The data preparation principle addresses this heterogeneity by defining a universal Example dataclass that captures all feedback modalities in a single schema. Each Example contains a multi-turn prompt, a list of candidate generations, paired preference indices, binary desirability labels, scalar scores, and an SFT target index. Dataset-specific loader functions (get_{name}) parse raw data from HuggingFace or local JSON files into this common format.

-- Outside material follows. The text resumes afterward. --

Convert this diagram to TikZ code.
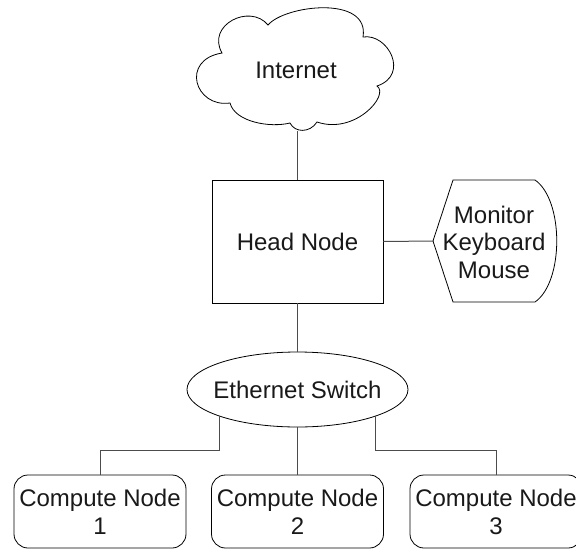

This normalization enables downstream components (DataLoaders, Trainers) to operate on a single interface regardless of the original data source.
Usage
Use this principle whenever loading training or evaluation data for any HALOs workflow. It is the mandatory first data processing step for SFT training, preference alignment (DPO, KTO, GRPO, etc.), reward model training, and online iterative alignment.
Theoretical Basis
The core abstraction is the Example dataclass:
# Abstract schema (not implementation)
Example:
prompt: List[Turn] # Multi-turn conversation context
generations: List[List[Turn]] # Candidate responses
pairs: List[Tuple[int, int]] # (preferred_idx, dispreferred_idx) for paired feedback
desirable: List[bool] # Binary feedback per generation
scores: List[float] # Scalar scores per generation
sft_index: int # Index of the SFT target in generations
dataset_name: str # Source dataset identifier
A Dataset is a collection of Examples indexed by prompt hash, ensuring each unique prompt maps to exactly one Example (aggregating all its generations and feedback signals).
The loader dispatch pattern uses Python's naming convention: for any dataset name X, the system calls get_X(split) to obtain a Dataset object.